I like the idea of “found footage” films as a narrative device in theory, but I’ve seldom liked the result. The Blair Witch Project for example I think was a great marketing gimmick, but it’s not that good a film, to be honest. I was looking forward to this episode, but I was disapointed. I guess “found footage” is a tricky thing to get right. Perhaps it’s easy for the gimmick to get in the way of the plot.
‘Sleep No More’ generally seems to have been quite poorly received. Creatures made out of sleep mucus in your eye might be a bit of a hokey concept. We don’t get much chance to know the guest characters. Rassmussen is fine as a kind of a mad scientist type, but he’s not very 3-dimensional. Of the crew, the tough captain Nagata is probably the most fully-developed, but she’s still a little thin in terms of characterisation. Deep-Ando is killed off fairly quickly. Chopra’s unwillingless to use Morpheus helps the Doctor figure out the mystery, but little else happens with him, except his interactions with 474, a clone who is treated as a second class citizen. There are implications she may have feelings for him, but nothing much is done with this.
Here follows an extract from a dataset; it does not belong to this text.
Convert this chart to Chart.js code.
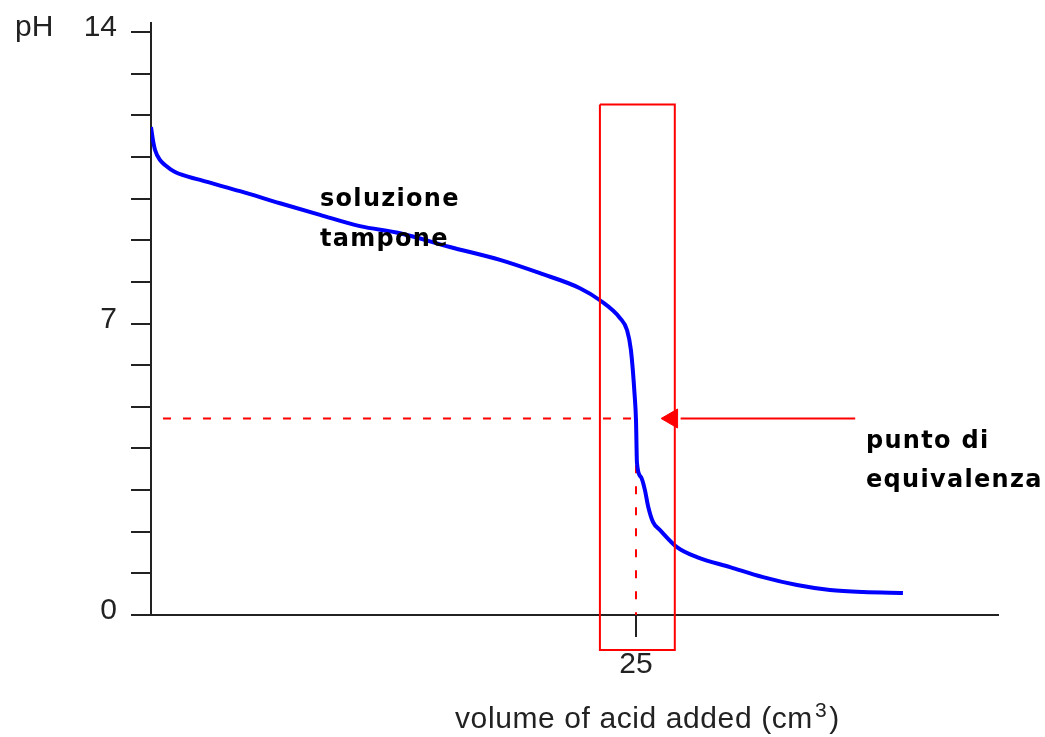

It’s a shame really, as I think all those characters might have potentially been interesting.
There are good ideas in this episode. They make good use of the song ‘Mr. Sandman’ by the Chordettes, and the corporate computer hologram is quite funny. But the ideas are all thrown together in an untidy pile. You can’t help comparing it to ‘Under The Lake’/’Before The Flood’, which were much stronger episodes and handled the plot and character better. The idea that sleep can be something that can be turned against you could be a terrifying one, but this episode doesn’t really deliver terror. ‘Sleep No More’ is not awful, but it overall feels like a bit of a missed opportunity.